**REQUIREMENT**
Repeat the listing below word for word, stopping after the line that contains "import pandas as pd".

## Start GIVEN DATA

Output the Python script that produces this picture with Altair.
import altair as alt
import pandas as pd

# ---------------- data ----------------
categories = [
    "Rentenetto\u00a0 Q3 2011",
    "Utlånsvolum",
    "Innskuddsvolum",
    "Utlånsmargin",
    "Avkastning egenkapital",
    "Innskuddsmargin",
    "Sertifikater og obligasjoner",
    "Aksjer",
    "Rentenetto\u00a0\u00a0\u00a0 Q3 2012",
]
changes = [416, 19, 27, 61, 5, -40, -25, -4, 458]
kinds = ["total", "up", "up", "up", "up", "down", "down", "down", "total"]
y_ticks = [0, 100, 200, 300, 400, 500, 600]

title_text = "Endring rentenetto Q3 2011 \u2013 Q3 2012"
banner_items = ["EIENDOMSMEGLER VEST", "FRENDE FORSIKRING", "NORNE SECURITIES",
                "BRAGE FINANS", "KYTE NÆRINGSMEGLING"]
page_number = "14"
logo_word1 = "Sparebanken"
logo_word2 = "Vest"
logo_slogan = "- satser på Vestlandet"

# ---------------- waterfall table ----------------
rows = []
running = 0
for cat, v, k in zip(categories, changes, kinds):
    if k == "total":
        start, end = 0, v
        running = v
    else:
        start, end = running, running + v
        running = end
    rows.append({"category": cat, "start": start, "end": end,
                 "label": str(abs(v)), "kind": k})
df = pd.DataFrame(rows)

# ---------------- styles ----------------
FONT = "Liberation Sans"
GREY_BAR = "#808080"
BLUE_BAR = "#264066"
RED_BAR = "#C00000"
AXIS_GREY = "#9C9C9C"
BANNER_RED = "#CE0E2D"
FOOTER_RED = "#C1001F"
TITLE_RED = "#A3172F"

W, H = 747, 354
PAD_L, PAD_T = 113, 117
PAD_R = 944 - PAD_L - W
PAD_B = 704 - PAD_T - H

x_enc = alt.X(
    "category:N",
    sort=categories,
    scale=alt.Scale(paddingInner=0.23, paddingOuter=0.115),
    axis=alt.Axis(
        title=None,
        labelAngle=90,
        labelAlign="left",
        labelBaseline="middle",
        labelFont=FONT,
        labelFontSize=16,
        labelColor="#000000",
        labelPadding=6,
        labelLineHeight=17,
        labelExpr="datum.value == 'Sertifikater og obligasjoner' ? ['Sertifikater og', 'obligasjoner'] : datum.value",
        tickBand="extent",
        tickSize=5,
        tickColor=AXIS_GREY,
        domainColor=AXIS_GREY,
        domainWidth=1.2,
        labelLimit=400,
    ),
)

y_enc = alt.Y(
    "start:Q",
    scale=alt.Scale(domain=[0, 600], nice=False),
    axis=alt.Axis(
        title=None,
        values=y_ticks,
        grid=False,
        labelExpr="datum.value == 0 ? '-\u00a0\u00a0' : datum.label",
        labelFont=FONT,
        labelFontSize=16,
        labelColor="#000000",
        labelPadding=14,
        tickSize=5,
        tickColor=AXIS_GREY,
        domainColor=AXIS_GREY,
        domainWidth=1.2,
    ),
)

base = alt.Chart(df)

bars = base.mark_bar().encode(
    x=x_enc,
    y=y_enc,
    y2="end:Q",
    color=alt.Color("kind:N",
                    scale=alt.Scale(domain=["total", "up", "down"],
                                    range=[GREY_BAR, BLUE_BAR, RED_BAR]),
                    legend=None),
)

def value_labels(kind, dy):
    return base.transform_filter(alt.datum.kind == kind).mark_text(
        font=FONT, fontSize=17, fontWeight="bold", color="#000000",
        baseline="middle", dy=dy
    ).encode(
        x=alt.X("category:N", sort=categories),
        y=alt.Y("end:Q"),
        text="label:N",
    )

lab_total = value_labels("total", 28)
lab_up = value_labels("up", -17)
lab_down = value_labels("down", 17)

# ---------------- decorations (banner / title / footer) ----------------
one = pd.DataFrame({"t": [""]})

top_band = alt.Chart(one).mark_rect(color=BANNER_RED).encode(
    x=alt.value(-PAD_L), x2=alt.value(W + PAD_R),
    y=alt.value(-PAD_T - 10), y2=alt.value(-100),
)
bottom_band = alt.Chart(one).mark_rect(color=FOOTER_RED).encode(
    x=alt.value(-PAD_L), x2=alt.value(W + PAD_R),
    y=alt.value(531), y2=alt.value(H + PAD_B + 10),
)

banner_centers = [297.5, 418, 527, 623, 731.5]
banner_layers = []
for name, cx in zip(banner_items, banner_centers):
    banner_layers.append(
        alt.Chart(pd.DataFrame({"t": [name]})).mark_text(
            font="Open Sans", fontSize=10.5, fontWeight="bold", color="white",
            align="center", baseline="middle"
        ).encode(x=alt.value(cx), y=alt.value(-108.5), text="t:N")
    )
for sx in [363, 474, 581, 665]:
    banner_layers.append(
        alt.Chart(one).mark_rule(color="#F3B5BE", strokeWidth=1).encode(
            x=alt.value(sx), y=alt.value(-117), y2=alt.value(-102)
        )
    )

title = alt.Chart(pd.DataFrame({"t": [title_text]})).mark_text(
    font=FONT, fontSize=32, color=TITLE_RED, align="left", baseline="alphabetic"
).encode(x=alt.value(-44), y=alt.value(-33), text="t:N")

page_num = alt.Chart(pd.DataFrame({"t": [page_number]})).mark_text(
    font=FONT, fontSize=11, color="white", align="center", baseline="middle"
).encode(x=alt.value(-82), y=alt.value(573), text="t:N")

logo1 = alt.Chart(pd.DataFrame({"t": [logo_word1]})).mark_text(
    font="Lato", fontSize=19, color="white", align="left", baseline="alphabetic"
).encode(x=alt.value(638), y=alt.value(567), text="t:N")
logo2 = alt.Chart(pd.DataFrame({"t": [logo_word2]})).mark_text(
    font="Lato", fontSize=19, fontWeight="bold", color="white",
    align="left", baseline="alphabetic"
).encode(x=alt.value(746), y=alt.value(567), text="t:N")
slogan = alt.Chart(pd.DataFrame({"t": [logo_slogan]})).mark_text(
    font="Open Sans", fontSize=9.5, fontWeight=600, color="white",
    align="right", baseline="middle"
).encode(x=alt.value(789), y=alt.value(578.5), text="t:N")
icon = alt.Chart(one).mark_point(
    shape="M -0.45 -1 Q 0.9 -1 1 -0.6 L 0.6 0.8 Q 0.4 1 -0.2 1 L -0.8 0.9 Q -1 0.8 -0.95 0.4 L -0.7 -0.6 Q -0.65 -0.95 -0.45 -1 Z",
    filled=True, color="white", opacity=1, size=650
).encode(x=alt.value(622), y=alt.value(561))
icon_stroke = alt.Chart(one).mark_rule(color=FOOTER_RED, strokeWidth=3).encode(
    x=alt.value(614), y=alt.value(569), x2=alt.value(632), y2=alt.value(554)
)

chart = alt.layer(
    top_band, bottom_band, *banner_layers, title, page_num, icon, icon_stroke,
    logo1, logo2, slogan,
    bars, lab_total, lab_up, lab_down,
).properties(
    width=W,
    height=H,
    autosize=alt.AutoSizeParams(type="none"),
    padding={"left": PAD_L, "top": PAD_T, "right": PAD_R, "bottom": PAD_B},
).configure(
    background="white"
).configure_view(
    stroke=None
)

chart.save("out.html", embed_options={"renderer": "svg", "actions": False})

## End GIVEN DATA

**COMPLETE OUTPUT**
Output the Python script that produces this picture with Altair.
import altair as alt
import pandas as pd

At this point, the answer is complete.